Being a maid — particularly a housemaid can be a very difficult task. As a maid service business, we encounter an entire spectrum of different expectations and needs from our clients. Recently, I had a conversation with a close friend of mine, who isn’t in the business and has never hired a maid before, about how much maids make on an hourly basis. His thoughts were that experienced maids typically earn an unreasonably high rate per hour ($35-45) where I, as a company owner that pays well above the standard rate, have more realistic numbers.
So we decided to look this up. The results surprised even me. According to the Bureau of Labor Statistics, there were a bit less than 1 million full-time employed maids last year, with an average, or ‘mean’ wage of $10.49 an hour. Now in Chicago, the pay was $11.39 an hour, which is not much different, and frankly, a low wage.
In Chicago, the pay was $11.39 an hour
This is a problem. The maid service industry is an old-school industry that hasn’t seen much change until recently, with the explosion of Web 2.0 websites that make booking an appointment a little easier (the premise of our site) with investors pouring money into financing them. Services such as ours charge a bit more for the convenience factor, and we tend to pay our maids a LOT better. This helps Web 2.0 companies two-fold:
Higher pay means attracting higher quality cleaners
Higher pay means cleaners perform higher-quality cleaning jobs
Of course, customers generally like knowing that their cleaners are getting a fair wage, and are working harder to make their home clean as a result.
So the question is, how much do Web 2.0 companies pay their maids?
We can’t speak for other companies, and because we pay by the job, a more efficient maid team will earn a higher effective hourly rate. However, our average maid team will make just over $20 an hour. As a result, Companion Maids has been able to hire some amazing maid teams, and our customers are pretty happy.

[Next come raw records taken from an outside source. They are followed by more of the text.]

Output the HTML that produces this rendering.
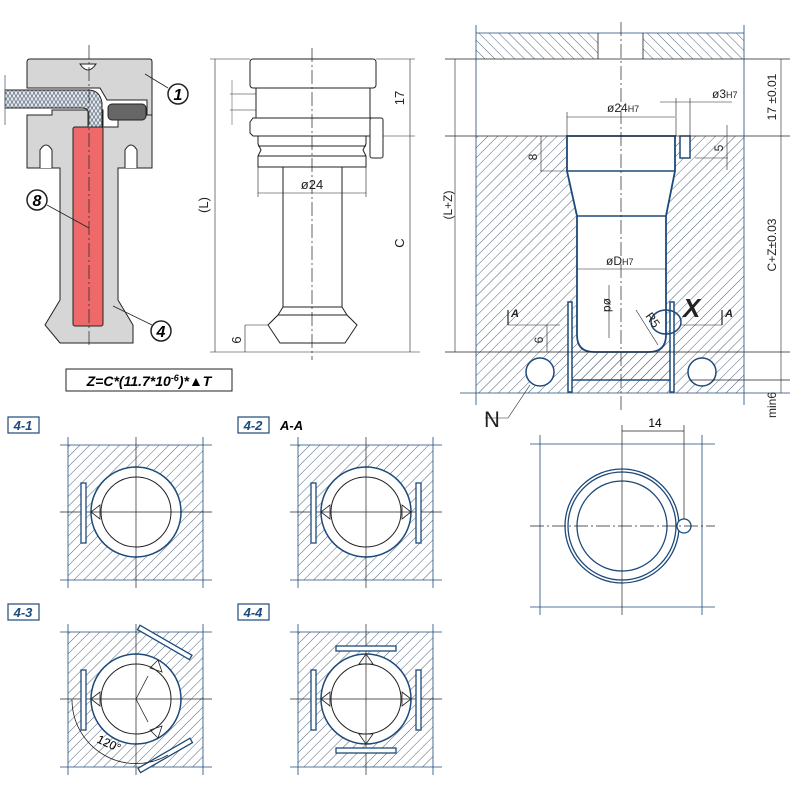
<!DOCTYPE html>
<html><head><meta charset="utf-8"><style>
html,body{margin:0;padding:0;background:#fff}
svg{display:block}
text{font-family:"Liberation Sans",sans-serif}
</style></head><body>
<svg width="800" height="800" viewBox="0 0 800 800" xmlns="http://www.w3.org/2000/svg">
<defs>
<pattern id="h1" width="7" height="7" patternUnits="userSpaceOnUse" patternTransform="rotate(45)"><line x1="0" y1="0" x2="0" y2="7" stroke="#4f647c" stroke-width="1"/></pattern>
<pattern id="h2" width="7" height="7" patternUnits="userSpaceOnUse" patternTransform="rotate(-45)"><line x1="0" y1="0" x2="0" y2="7" stroke="#4f647c" stroke-width="1"/></pattern>
<pattern id="braid" width="8" height="6" patternUnits="userSpaceOnUse"><rect width="8" height="6" fill="#dfeaf0"/><path d="M0 6L4 0L8 6M0 0L4 6L8 0" stroke="#556" stroke-width="0.6" fill="none"/></pattern>
</defs>

<!-- ===== Left illustration ===== -->
<g stroke="#222" stroke-width="1">
<path d="M27 62 Q27 59 30 59 L150 59 Q152 59 152 62 L152 123 L147 123 L147 100 L107 100 L100 88 L27 88 Z" fill="#d6d6d6"/>
<path d="M27 115 L52 115 L52 110 L103 110 L103 127 L118 127 L118 115 L152 115 L152 168 L118 168 L118 300 L133 325 L133 343 L60 343 L45 325 L60 300 L60 168 L27 168 Z" fill="#d6d6d6"/>
<path d="M5 90 L88 90 Q100 90 102 103 L102 127 L88 127 L88 112 Q88 108 82 108 L5 108 Z" fill="url(#braid)"/>
<rect x="108" y="104" width="38" height="16" rx="4" fill="#666"/>
<path d="M40 168 L40 150 Q46 140 52 150 L52 168 M125 168 L125 150 Q131 140 137 150 L137 168" fill="#fff"/>
<path d="M80 64 Q88 76 96 64 Z" fill="#fff"/>
<rect x="73" y="127" width="30" height="199" rx="2" fill="#ee6a6a"/>
</g>
<line x1="89" y1="45" x2="89" y2="345" stroke="#222" stroke-width="0.7" stroke-dasharray="14,3,2,3"/>
<line x1="5" y1="75" x2="5" y2="125" stroke="#567" stroke-width="0.8"/>
<g stroke="#222" stroke-width="0.8" fill="none"><line x1="145" y1="74" x2="168" y2="88"/><line x1="47" y1="205" x2="89" y2="228"/><line x1="113" y1="306" x2="152" y2="325"/></g>
<g fill="#fff" stroke="#222" stroke-width="1.5"><circle cx="178" cy="94" r="10"/><circle cx="37" cy="200" r="10"/><circle cx="161" cy="331" r="10"/></g>
<g font-size="16" font-weight="bold" font-style="italic" text-anchor="middle"><text x="178" y="100">1</text><text x="37" y="206">8</text><text x="161" y="337">4</text></g>

<!-- ===== Middle drawing ===== -->
<g stroke="#222" stroke-width="1" fill="#fff">
<rect x="250" y="59" width="126" height="29" rx="3"/>
<rect x="256" y="88" width="114" height="30"/>
<path d="M253 118 L373 118 L376 122 L376 133 L373 136 L253 136 L250 133 L250 122 Z"/>
<path d="M258 136 L366 136 L366 144 L363 150 L366 156 L366 167 L258 167 L258 156 L261 150 L258 144 Z"/>
<line x1="258" y1="146" x2="366" y2="146"/><line x1="258" y1="156" x2="366" y2="156"/>
<rect x="370" y="118" width="13" height="40" rx="2"/>
<rect x="283" y="167" width="59" height="140"/>
<path d="M283 307 L278 315 L268 325 L280 343 L345 343 L357 325 L347 315 L342 307 Z"/>
<line x1="278" y1="315" x2="347" y2="315"/>
</g>
<line x1="312" y1="48" x2="312" y2="360" stroke="#222" stroke-width="0.7" stroke-dasharray="14,3,2,3"/>
<g stroke="#222" stroke-width="0.6">
<line x1="215" y1="59" x2="215" y2="352"/><line x1="210" y1="59" x2="250" y2="59"/><line x1="210" y1="352" x2="420" y2="352"/>
<line x1="410" y1="59" x2="410" y2="352"/><line x1="376" y1="59" x2="415" y2="59"/><line x1="383" y1="136" x2="415" y2="136"/>
<line x1="258" y1="193" x2="366" y2="193"/><line x1="258" y1="167" x2="258" y2="197"/><line x1="366" y1="167" x2="366" y2="197"/>
<line x1="245" y1="325" x2="268" y2="325"/><line x1="245" y1="325" x2="245" y2="352"/>
<line x1="230" y1="94" x2="256" y2="94"/><line x1="230" y1="110" x2="256" y2="110"/><line x1="232" y1="80" x2="232" y2="125" stroke="#567"/>
</g>
<g font-size="13" fill="#222">
<text x="312" y="189" text-anchor="middle">ø24</text>
<text transform="translate(208,205) rotate(-90)" text-anchor="middle">(L)</text>
<text transform="translate(404,243) rotate(-90)" text-anchor="middle">C</text>
<text transform="translate(404,98) rotate(-90)" text-anchor="middle">17</text>
<text transform="translate(241,340) rotate(-90)" text-anchor="middle">6</text>
</g>

<!-- formula -->
<rect x="66" y="369" width="166" height="22" fill="#fff" stroke="#222" stroke-width="1"/>
<text x="149" y="386" font-size="14" font-weight="bold" font-style="italic" text-anchor="middle">Z=C*(11.7*10<tspan font-size="9" dy="-5">-6</tspan><tspan dy="5">)*▲T</tspan></text>

<!-- ===== Right drawing ===== -->
<rect x="476" y="33" width="122" height="26" fill="url(#h2)"/>
<rect x="643" y="33" width="101" height="26" fill="url(#h2)"/>
<rect x="476" y="136" width="268" height="257" fill="url(#h1)"/>
<path d="M567 136 L675 136 L675 171 L666 216 L666 335 Q666 352 649 352 L594 352 Q577 352 577 335 L577 216 L567 171 Z" fill="#fff" stroke="#1c4a7a" stroke-width="1.8"/>
<rect x="572" y="352" width="98" height="28" fill="url(#h1)"/>
<g stroke="#1c4a7a" stroke-width="1.5" fill="#fff">
<line x1="567" y1="171" x2="675" y2="171"/><line x1="577" y1="216" x2="666" y2="216"/>
<rect x="568" y="302" width="4" height="90"/><rect x="670" y="302" width="4" height="90"/>
<line x1="572" y1="380" x2="670" y2="380"/>
<rect x="680" y="136" width="10" height="22"/>
<circle cx="540" cy="372" r="14"/><circle cx="702" cy="372" r="14"/>
<ellipse cx="666" cy="322" rx="15" ry="12" fill="none"/>
</g>
<g stroke="#222" stroke-width="0.8">
<line x1="445" y1="59" x2="790" y2="59"/><line x1="476" y1="33" x2="744" y2="33" stroke="#1c4a7a"/>
<line x1="445" y1="136" x2="790" y2="136"/><line x1="445" y1="352" x2="790" y2="352"/>
<line x1="690" y1="380" x2="790" y2="380"/><line x1="460" y1="393" x2="790" y2="393" stroke="#1c4a7a"/>
<line x1="476" y1="25" x2="476" y2="405" stroke="#1c4a7a"/><line x1="744" y1="25" x2="744" y2="405" stroke="#1c4a7a"/>
<line x1="598" y1="33" x2="598" y2="59"/><line x1="643" y1="33" x2="643" y2="59"/>
<line x1="455" y1="59" x2="455" y2="352" stroke-width="0.6"/>
<line x1="781" y1="59" x2="781" y2="393" stroke-width="0.6"/>
<line x1="567" y1="117" x2="675" y2="117" stroke-width="0.6"/><line x1="567" y1="112" x2="567" y2="136" stroke-width="0.6"/>
<line x1="660" y1="102" x2="732" y2="102" stroke-width="0.6"/><line x1="676" y1="98" x2="676" y2="136" stroke-width="0.6"/><line x1="690" y1="98" x2="690" y2="136" stroke-width="0.6"/>
<line x1="577" y1="269" x2="666" y2="269" stroke-width="0.6"/>
<line x1="540" y1="171" x2="567" y2="171" stroke-width="0.6"/><line x1="541" y1="136" x2="541" y2="171" stroke-width="0.6"/>
<line x1="695" y1="158" x2="728" y2="158" stroke-width="0.6"/><line x1="727" y1="125" x2="727" y2="170" stroke-width="0.6"/>
<line x1="547" y1="325" x2="547" y2="352" stroke-width="0.6"/>
<line x1="609" y1="285" x2="609" y2="338" stroke-width="0.6"/>
<line x1="636" y1="310" x2="658" y2="345" stroke-width="0.6"/>
<line x1="508" y1="325" x2="560" y2="325" stroke-width="0.6"/><line x1="680" y1="325" x2="722" y2="325" stroke-width="0.6"/>
<line x1="508" y1="310" x2="508" y2="325" stroke-width="1.2"/><line x1="722" y1="310" x2="722" y2="325" stroke-width="1.2"/>
<line x1="530" y1="385" x2="508" y2="418" stroke-width="0.6"/><line x1="485" y1="418" x2="508" y2="418" stroke-width="0.6"/>
</g>
<line x1="621" y1="22" x2="621" y2="410" stroke="#222" stroke-width="0.7" stroke-dasharray="14,3,2,3"/>
<g font-size="12" fill="#222">
<text x="607" y="112">ø24<tspan font-size="9">H7</tspan></text>
<text x="712" y="98">ø3<tspan font-size="9">H7</tspan></text>
<text x="606" y="265">øD<tspan font-size="9">H7</tspan></text>
<text transform="translate(604,298) rotate(90)">ød</text>
<text transform="translate(645,316) rotate(55)">R5</text>
<text transform="translate(537,157) rotate(-90)" text-anchor="middle">8</text>
<text transform="translate(723,148) rotate(-90)" text-anchor="middle">5</text>
<text transform="translate(543,340) rotate(-90)" text-anchor="middle">6</text>
<text transform="translate(452,205) rotate(-90)" text-anchor="middle">(L+Z)</text>
<text transform="translate(776,97) rotate(-90)" text-anchor="middle">17 ±0.01</text>
<text transform="translate(776,245) rotate(-90)" text-anchor="middle">C+Z±0.03</text>
<text transform="translate(776,405) rotate(-90)" text-anchor="middle">min6</text>
<text x="511" y="317" font-weight="bold" font-style="italic" font-size="11">A</text>
<text x="725" y="317" font-weight="bold" font-style="italic" font-size="11">A</text>
<text x="683" y="317" font-weight="bold" font-style="italic" font-size="26">X</text>
<text x="484" y="427" font-size="22">N</text>
</g>

<!-- ===== Plan view (right bottom) ===== -->
<g stroke="#1c4a7a" stroke-width="0.8" fill="none">
<line x1="530" y1="444" x2="715" y2="444"/><line x1="530" y1="607" x2="715" y2="607"/>
<line x1="540" y1="435" x2="540" y2="615"/><line x1="702" y1="435" x2="702" y2="615"/>
<circle cx="622" cy="526" r="57" stroke-width="1.3"/><circle cx="622" cy="526" r="54" stroke-width="1.3"/><circle cx="622" cy="526" r="45" stroke-width="1.3"/>
<circle cx="684" cy="526" r="7" stroke-width="1.3" fill="#fff"/>
</g>
<g stroke="#222" stroke-width="0.7">
<line x1="530" y1="526" x2="715" y2="526" stroke-dasharray="14,3,2,3"/>
<line x1="622" y1="425" x2="622" y2="615"/>
<line x1="684" y1="425" x2="684" y2="519"/><line x1="622" y1="431" x2="684" y2="431"/>
</g>
<text x="655" y="427" font-size="12" text-anchor="middle">14</text>

<!-- ===== 4 small views ===== -->
<g id="v1">
<rect x="68" y="445" width="135" height="135" fill="url(#h1)"/>
<g stroke="#1c4a7a" stroke-width="0.8"><line x1="60" y1="445" x2="212" y2="445"/><line x1="60" y1="580" x2="212" y2="580"/><line x1="68" y1="437" x2="68" y2="588"/><line x1="203" y1="437" x2="203" y2="588"/></g>
<circle cx="136" cy="512" r="45" fill="#fff" stroke="#1c4a7a" stroke-width="1.5"/>
<circle cx="136" cy="512" r="35" fill="none" stroke="#222" stroke-width="1"/>
<g stroke="#222" stroke-width="0.7"><line x1="60" y1="512" x2="212" y2="512"/><line x1="136" y1="437" x2="136" y2="588"/></g>
</g>
<use href="#v1" x="230" y="0"/>
<use href="#v1" x="0" y="187"/>
<use href="#v1" x="230" y="187"/>
<g fill="#fff" stroke="#1c4a7a" stroke-width="1.3">
<rect x="81" y="483" width="5" height="60"/>
<rect x="311" y="483" width="5" height="60"/><rect x="416" y="483" width="5" height="60"/>
<rect x="81" y="670" width="5" height="60"/>
<rect x="311" y="670" width="5" height="60"/><rect x="416" y="670" width="5" height="60"/>
<rect x="336" y="646" width="60" height="5"/><rect x="336" y="748" width="60" height="5"/>
<rect x="135" y="640" width="60" height="5" transform="rotate(30 165 642)"/>
<rect x="135" y="753" width="60" height="5" transform="rotate(-30 165 755)"/>
</g>
<g fill="none" stroke="#222" stroke-width="0.8">
<path d="M91 512 L100 505 L100 519 Z M321 512 L330 505 L330 519 Z M411 512 L402 505 L402 519 Z"/>
<path d="M91 699 L100 692 L100 706 Z M321 699 L330 692 L330 706 Z M411 699 L402 692 L402 706 Z"/>
<path d="M366 654 L359 664 L373 664 Z M366 744 L359 734 L373 734 Z"/>
<path d="M158 660 L150 668 L162 672 Z M158 738 L150 730 L162 726 Z"/>
<path d="M136 699 L148 676 M136 699 L148 722"/>
<path d="M72 700 A64 64 0 0 0 168 755"/>
</g>
<text transform="translate(96,742) rotate(25)" font-size="12">120°</text>
<g font-size="13" font-weight="bold" font-style="italic" fill="#1c4a7a" text-anchor="middle">
<rect x="8" y="417" width="31" height="16" fill="#fff" stroke="#1c4a7a" stroke-width="1.2"/><text x="23" y="430">4-1</text>
<rect x="238" y="417" width="31" height="16" fill="#fff" stroke="#1c4a7a" stroke-width="1.2"/><text x="253" y="430">4-2</text>
<rect x="8" y="604" width="31" height="16" fill="#fff" stroke="#1c4a7a" stroke-width="1.2"/><text x="23" y="617">4-3</text>
<rect x="238" y="604" width="31" height="16" fill="#fff" stroke="#1c4a7a" stroke-width="1.2"/><text x="253" y="617">4-4</text>
</g>
<text x="280" y="430" font-size="13" font-weight="bold" font-style="italic">A-A</text>
</svg>
</body></html>
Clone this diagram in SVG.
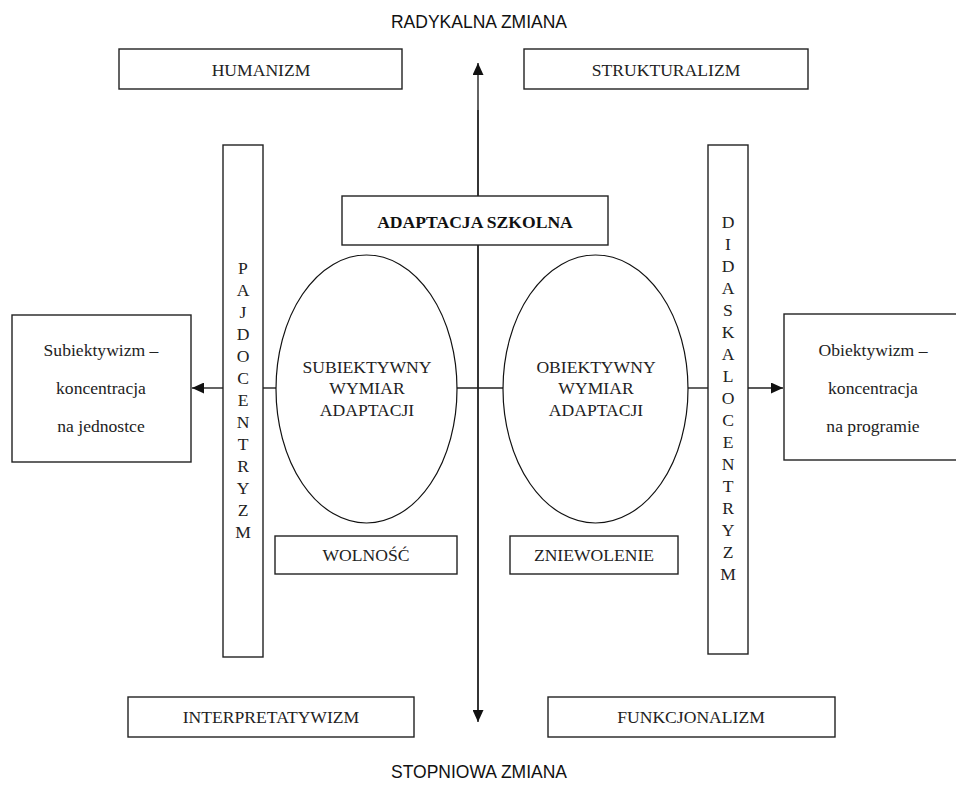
<svg xmlns="http://www.w3.org/2000/svg" width="956" height="789" viewBox="0 0 956 789">
<style>
.box{fill:#fff;stroke:#222;stroke-width:1.4}
.ell{fill:#fff;stroke:#111;stroke-width:1.2}
.ln{fill:none;stroke:#222;stroke-width:1.4}
.t{font-family:"Liberation Serif","Times New Roman",serif;font-size:17.6px;fill:#222;text-anchor:middle}
.b{font-weight:bold;fill:#111}
.s{font-family:"Liberation Sans",Arial,sans-serif;font-size:17.5px;fill:#111;text-anchor:middle}
</style>
<defs>
<marker id="ah" markerUnits="userSpaceOnUse" markerWidth="13" markerHeight="11" refX="12" refY="5.5" orient="auto">
<path d="M0,0 L12,5.5 L0,11 Z" fill="#111"/>
</marker>
</defs>
<rect width="956" height="789" fill="#fff"/>
<text class="s" x="479" y="28">RADYKALNA ZMIANA</text>
<text class="s" x="479" y="778">STOPNIOWA ZMIANA</text>
<g id="connectors">
<line class="ln" x1="478" y1="710" x2="478" y2="63" marker-end="url(#ah)"/>
<line class="ln" x1="478" y1="110" x2="478" y2="722" marker-end="url(#ah)"/>
<line class="ln" x1="223" y1="388" x2="192" y2="388" marker-end="url(#ah)"/>
<line class="ln" x1="263" y1="388" x2="277" y2="388"/>
<line class="ln" x1="456" y1="388" x2="504" y2="388"/>
<line class="ln" x1="687" y1="388" x2="709" y2="388"/>
<line class="ln" x1="747" y1="388" x2="783" y2="388" marker-end="url(#ah)"/>
</g>
<g id="humanizm"><rect class="box" x="119" y="49" width="283" height="40"/><text class="t" x="261" y="76">HUMANIZM</text></g>
<g id="strukturalizm"><rect class="box" x="524" y="49" width="284" height="40"/><text class="t" x="666" y="76">STRUKTURALIZM</text></g>
<g id="interpretatywizm"><rect class="box" x="128" y="697" width="286" height="40"/><text class="t" x="271" y="723">INTERPRETATYWIZM</text></g>
<g id="funkcjonalizm"><rect class="box" x="548" y="697" width="287" height="40"/><text class="t" x="691" y="723">FUNKCJONALIZM</text></g>
<g id="adaptacja"><rect class="box" x="342" y="196" width="266" height="49"/><text class="t b" x="475" y="228">ADAPTACJA SZKOLNA</text></g>
<g id="pajdocentryzm"><rect class="box" x="223" y="145" width="40" height="512"/>
<text class="t" x="243" y="274">P</text><text class="t" x="243" y="296">A</text><text class="t" x="243" y="318">J</text><text class="t" x="243" y="340">D</text><text class="t" x="243" y="362">O</text><text class="t" x="243" y="384">C</text><text class="t" x="243" y="406">E</text><text class="t" x="243" y="428">N</text><text class="t" x="243" y="450">T</text><text class="t" x="243" y="472">R</text><text class="t" x="243" y="494">Y</text><text class="t" x="243" y="516">Z</text><text class="t" x="243" y="538">M</text>
</g>
<g id="didaskalocentryzm"><rect class="box" x="708" y="145" width="40" height="509"/>
<text class="t" x="728" y="228">D</text><text class="t" x="728" y="250">I</text><text class="t" x="728" y="272">D</text><text class="t" x="728" y="294">A</text><text class="t" x="728" y="316">S</text><text class="t" x="728" y="338">K</text><text class="t" x="728" y="360">A</text><text class="t" x="728" y="382">L</text><text class="t" x="728" y="404">O</text><text class="t" x="728" y="426">C</text><text class="t" x="728" y="448">E</text><text class="t" x="728" y="470">N</text><text class="t" x="728" y="492">T</text><text class="t" x="728" y="514">R</text><text class="t" x="728" y="536">Y</text><text class="t" x="728" y="558">Z</text><text class="t" x="728" y="580">M</text>
</g>
<g id="subiektywny"><ellipse class="ell" cx="366.5" cy="389" rx="90.5" ry="134"/>
<text class="t" x="367" y="373">SUBIEKTYWNY</text><text class="t" x="367" y="394">WYMIAR</text><text class="t" x="367" y="416">ADAPTACJI</text></g>
<g id="obiektywny"><ellipse class="ell" cx="595.5" cy="389" rx="92.5" ry="134"/>
<text class="t" x="596" y="373">OBIEKTYWNY</text><text class="t" x="596" y="394">WYMIAR</text><text class="t" x="596" y="416">ADAPTACJI</text></g>
<g id="wolnosc"><rect class="box" x="275" y="536" width="182" height="38"/><text class="t" x="366" y="561">WOLNOŚĆ</text></g>
<g id="zniewolenie"><rect class="box" x="510" y="536" width="168" height="38"/><text class="t" x="594" y="561">ZNIEWOLENIE</text></g>
<g id="subiektywizm"><rect class="box" x="12" y="315" width="179" height="147"/>
<text class="t" x="101" y="356">Subiektywizm –</text><text class="t" x="101" y="394">koncentracja</text><text class="t" x="101" y="432">na jednostce</text></g>
<g id="obiektywizm"><rect class="box" x="784" y="314" width="180" height="146"/>
<text class="t" x="873" y="356">Obiektywizm –</text><text class="t" x="873" y="394">koncentracja</text><text class="t" x="873" y="432">na programie</text></g>
</svg>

But that’s beside the point. The point is that your typical full-time maid cannot make enough money to pay their bills. And this is a problem. We need to focus on providing a means for making maid services valuable again so that when people pay to get their house cleaned, it’s a win/win situation for all.
The residential cleaning industry has experienced drastic changes over the last several years. As I referenced in my blog post at BuiltinChicago, many new cleaning companies have started in the last few years, each company with a common goal of making a footprint in a fast-changing landscape. All kinds of cleaning services have sprung, from the premium, uber-expensive services, to the Homejoy types, or what I like to call,” the new McDonald’s” of the cleaning industry.
With that said, behind all the numbers, marketing, and promises of a spotless home, there remains a most important common denominator in regards to this industry, and that is the treatment of the maids themselves. Cleaning homes is a HARD job. I’ve done a few cleanings myself on behalf of Companion Maids, and the work is physically demanding, the time management aspect can be stressful, and satisfying client and employer can be nerve-racking. This is why, as a company, we started and/or adopted a few very important ‘maxims’ when it comes to our cleaners.
Our cleaners must be paid a fair, sustainable wage. Minimum wage doesn’t cut it in this country, and it doesn’t cut it with us either.
We will only work with clients that want to pay a fair amount for an exceptional job. We love to offer the occasional deal, but we will not undercut just to snag a client.
Our cleaners are an integral part of Companion Maids. Even in the event of a conflict, they will be treated with respect and decisions will be fair to the client, company, and cleaner.
We need to take a bit of a stand. Most of the time we hold interviews for new cleaners, we inevitably run into cleaners that are being paid far less than minimum wage for their work. If a company is charging an absurdly low price for a sizable job, understand that the cleaner is making an absurdly low amount of money for their hard work. In fact, some maid TEAMS make as little as 20% of what the company has charged you. 20%. If you’re OK with that, more power to you, but we simply would not like to have you as a client. If you’re not OK with that, then try not to patronize that company.
*Cleaners (teams) should generally be making 30%+ of what you pay, PLUS their company should be reimbursed for supplies/gas/other related expenses.
*Cleaning teams should generally be making 50%+ of what you pay IF the company does not reimburse them for expenses.
There are many standalone services where the worker is independent and will charge a small amount of money to do the job. This is more acceptable because any amount of money can be of help for some people, and the typical independent cleaner doesn’t have any overhead to deal with. Of course, they also keep 100% of what you pay them. However, we would strongly caution against working with an independent that doesn’t at least have general liability insurance. It protects the client, the cleaner, and it’s the law.
The sad truth is that most cleaning companies aren’t great to their workers. Fortunately however, most of those companies don’t stay in business past 5 years. At Companion Maids, to date, we haven’t had ONE team quit our company to work with another cleaning service. There’s a reason for that. Of course, we have had to part ways with a few teams over time. But the maxims stand.
If you work with a good company that charges a fair rate, you can generally be more confident that the cleaners that come to make your home look good are happier, and are rewarded for their work.